> [GIVEN TASK] Reproduce the listing below exactly, minus its pictures.

**********

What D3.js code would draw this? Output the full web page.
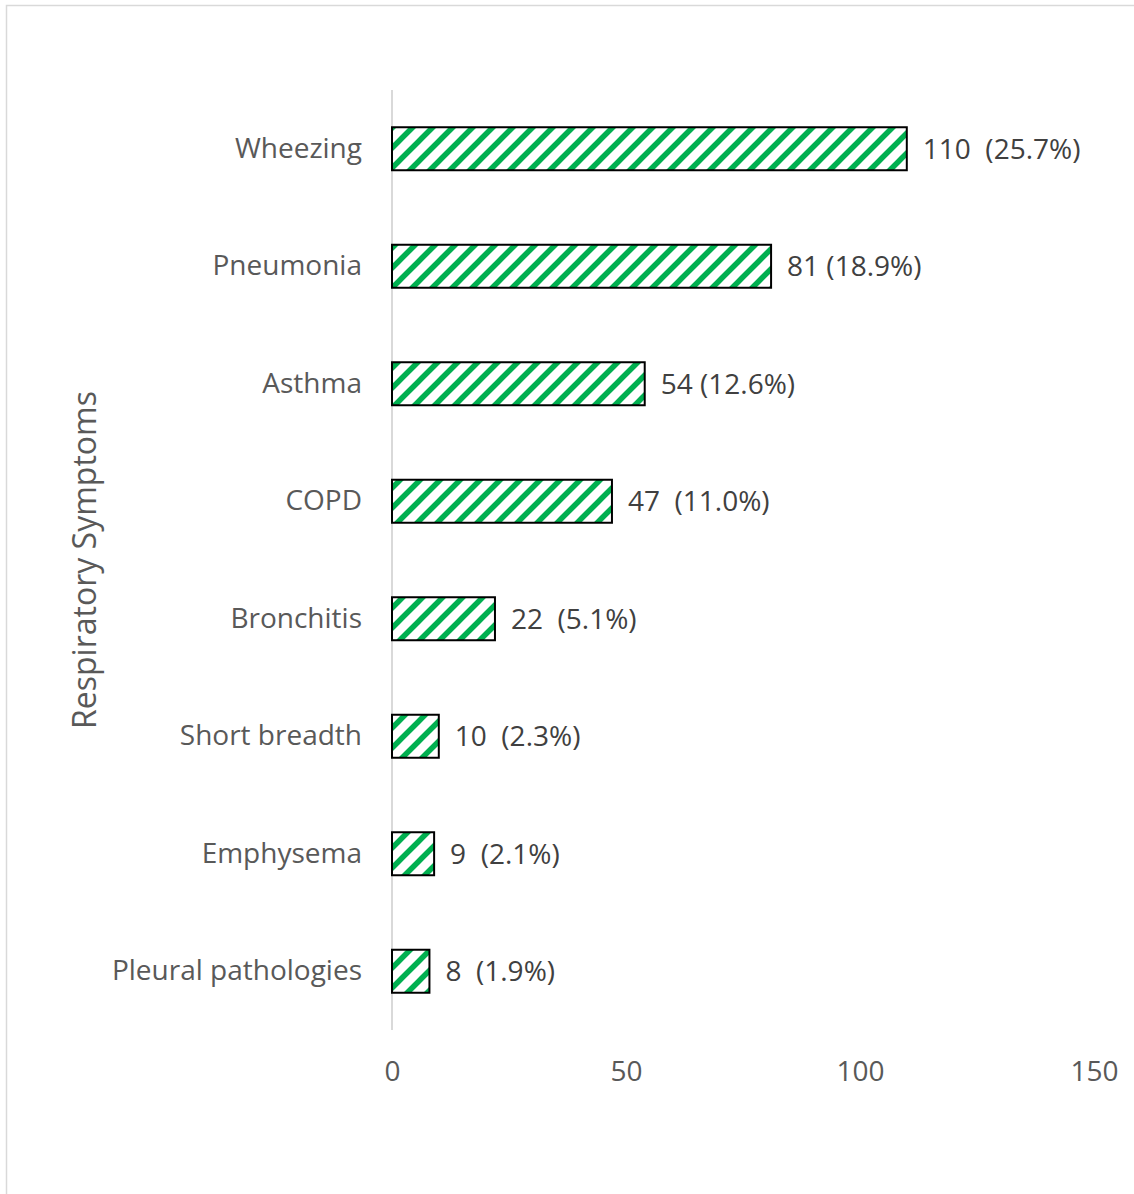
<!DOCTYPE html>
<html>
<head>
<meta charset="utf-8">
<script src="https://cdn.jsdelivr.net/npm/d3@7"></script>
<style>
  html, body { margin: 0; padding: 0; background: #fff; }
  svg text { font-family: "Open Sans", "Noto Sans", sans-serif; }
</style>
</head>
<body>
<svg id="chart" width="1134" height="1194"></svg>
<script>
// Respiratory symptom counts and shares
const categories = ["Wheezing", "Pneumonia", "Asthma", "COPD", "Bronchitis", "Short breadth", "Emphysema", "Pleural pathologies"];
const counts = [110, 81, 54, 47, 22, 10, 9, 8];
const shareLabels = ["110  (25.7%)", "81 (18.9%)", "54 (12.6%)", "47  (11.0%)", "22  (5.1%)", "10  (2.3%)", "9  (2.1%)", "8  (1.9%)"];
const xTicks = [0, 50, 100, 150];
const axisTitle = "Respiratory Symptoms";

const svg = d3.select("#chart");

// chart-area frame (open on the right/bottom edges)
svg.append("rect")
  .attr("x", 6.5).attr("y", 5.5)
  .attr("width", 1200).attr("height", 1300)
  .attr("fill", "#fff").attr("stroke", "#d9d9d9").attr("stroke-width", 1.5);

const plot = { left: 392, right: 1094, top: 90, bottom: 1030 };

const x = d3.scaleLinear().domain([0, 150]).range([plot.left, plot.right]);
const y = d3.scaleBand().domain(categories).range([plot.top, plot.bottom]).paddingInner(0.634).paddingOuter(0.317);

// diagonal hatch fill
const defs = svg.append("defs");
const pat = defs.append("pattern")
  .attr("id", "hatch").attr("patternUnits", "userSpaceOnUse")
  .attr("width", 20).attr("height", 20);
pat.append("rect").attr("width", 20).attr("height", 20).attr("fill", "#fff");
pat.append("path")
  .attr("d", "M-5,5 L5,-5 M0,20 L20,0 M15,25 L25,15")
  .attr("stroke", "#00b050").attr("stroke-width", 5.5).attr("stroke-linecap", "square");

// category axis line
svg.append("line")
  .attr("x1", x(0)).attr("x2", x(0))
  .attr("y1", plot.top).attr("y2", plot.bottom)
  .attr("stroke", "#d9d9d9").attr("stroke-width", 2);

// bars
svg.append("g").selectAll("rect")
  .data(categories)
  .join("rect")
  .attr("x", x(0))
  .attr("y", d => y(d))
  .attr("width", (d, i) => x(counts[i]) - x(0))
  .attr("height", y.bandwidth())
  .attr("fill", "url(#hatch)")
  .attr("stroke", "#000").attr("stroke-width", 2);

// value labels
svg.append("g").selectAll("text")
  .data(categories)
  .join("text")
  .attr("x", (d, i) => x(counts[i]) + 16)
  .attr("y", d => y(d) + y.bandwidth() / 2)
  .attr("dy", "0.35em")
  .attr("fill", "#404040")
  .attr("font-size", 28)
  .style("white-space", "pre")
  .text((d, i) => shareLabels[i]);

// category labels
const yAxis = d3.axisLeft(y).tickSize(0).tickPadding(30);
const gy = svg.append("g").attr("transform", `translate(${x(0)},0)`).call(yAxis);
gy.select(".domain").remove();
gy.selectAll("text").attr("fill", "#595959").attr("font-size", 28)
  .style("font-family", "'Open Sans', 'Noto Sans', sans-serif");

// value axis tick labels
const xAxis = d3.axisBottom(x).tickValues(xTicks).tickSize(0).tickPadding(31);
const gx = svg.append("g").attr("transform", `translate(0,${plot.bottom})`).call(xAxis);
gx.select(".domain").remove();
gx.selectAll("text").attr("fill", "#595959").attr("font-size", 28)
  .style("font-family", "'Open Sans', 'Noto Sans', sans-serif");

// axis title
svg.append("text")
  .attr("transform", `translate(85,${(plot.top + plot.bottom) / 2})` + " rotate(-90)")
  .attr("text-anchor", "middle")
  .attr("dy", "0.35em")
  .attr("fill", "#595959")
  .attr("font-size", 32)
  .text(axisTitle);
</script>
</body>
</html>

**********

> [RESULT OF THE TASK]
What D3.js code would draw this? Output the full web page.
<!DOCTYPE html>
<html>
<head>
<meta charset="utf-8">
<script src="https://cdn.jsdelivr.net/npm/d3@7"></script>
<style>
  html, body { margin: 0; padding: 0; background: #fff; }
  svg text { font-family: "Open Sans", "Noto Sans", sans-serif; }
</style>
</head>
<body>
<svg id="chart" width="1134" height="1194"></svg>
<script>
// Respiratory symptom counts and shares
const categories = ["Wheezing", "Pneumonia", "Asthma", "COPD", "Bronchitis", "Short breadth", "Emphysema", "Pleural pathologies"];
const counts = [110, 81, 54, 47, 22, 10, 9, 8];
const shareLabels = ["110  (25.7%)", "81 (18.9%)", "54 (12.6%)", "47  (11.0%)", "22  (5.1%)", "10  (2.3%)", "9  (2.1%)", "8  (1.9%)"];
const xTicks = [0, 50, 100, 150];
const axisTitle = "Respiratory Symptoms";

const svg = d3.select("#chart");

// chart-area frame (open on the right/bottom edges)
svg.append("rect")
  .attr("x", 6.5).attr("y", 5.5)
  .attr("width", 1200).attr("height", 1300)
  .attr("fill", "#fff").attr("stroke", "#d9d9d9").attr("stroke-width", 1.5);

const plot = { left: 392, right: 1094, top: 90, bottom: 1030 };

const x = d3.scaleLinear().domain([0, 150]).range([plot.left, plot.right]);
const y = d3.scaleBand().domain(categories).range([plot.top, plot.bottom]).paddingInner(0.634).paddingOuter(0.317);

// diagonal hatch fill
const defs = svg.append("defs");
const pat = defs.append("pattern")
  .attr("id", "hatch").attr("patternUnits", "userSpaceOnUse")
  .attr("width", 20).attr("height", 20);
pat.append("rect").attr("width", 20).attr("height", 20).attr("fill", "#fff");
pat.append("path")
  .attr("d", "M-5,5 L5,-5 M0,20 L20,0 M15,25 L25,15")
  .attr("stroke", "#00b050").attr("stroke-width", 5.5).attr("stroke-linecap", "square");

// category axis line
svg.append("line")
  .attr("x1", x(0)).attr("x2", x(0))
  .attr("y1", plot.top).attr("y2", plot.bottom)
  .attr("stroke", "#d9d9d9").attr("stroke-width", 2);

// bars
svg.append("g").selectAll("rect")
  .data(categories)
  .join("rect")
  .attr("x", x(0))
  .attr("y", d => y(d))
  .attr("width", (d, i) => x(counts[i]) - x(0))
  .attr("height", y.bandwidth())
  .attr("fill", "url(#hatch)")
  .attr("stroke", "#000").attr("stroke-width", 2);

// value labels
svg.append("g").selectAll("text")
  .data(categories)
  .join("text")
  .attr("x", (d, i) => x(counts[i]) + 16)
  .attr("y", d => y(d) + y.bandwidth() / 2)
  .attr("dy", "0.35em")
  .attr("fill", "#404040")
  .attr("font-size", 28)
  .style("white-space", "pre")
  .text((d, i) => shareLabels[i]);

// category labels
const yAxis = d3.axisLeft(y).tickSize(0).tickPadding(30);
const gy = svg.append("g").attr("transform", `translate(${x(0)},0)`).call(yAxis);
gy.select(".domain").remove();
gy.selectAll("text").attr("fill", "#595959").attr("font-size", 28)
  .style("font-family", "'Open Sans', 'Noto Sans', sans-serif");

// value axis tick labels
const xAxis = d3.axisBottom(x).tickValues(xTicks).tickSize(0).tickPadding(31);
const gx = svg.append("g").attr("transform", `translate(0,${plot.bottom})`).call(xAxis);
gx.select(".domain").remove();
gx.selectAll("text").attr("fill", "#595959").attr("font-size", 28)
  .style("font-family", "'Open Sans', 'Noto Sans', sans-serif");

// axis title
svg.append("text")
  .attr("transform", `translate(85,${(plot.top + plot.bottom) / 2})` + " rotate(-90)")
  .attr("text-anchor", "middle")
  .attr("dy", "0.35em")
  .attr("fill", "#595959")
  .attr("font-size", 32)
  .text(axisTitle);
</script>
</body>
</html>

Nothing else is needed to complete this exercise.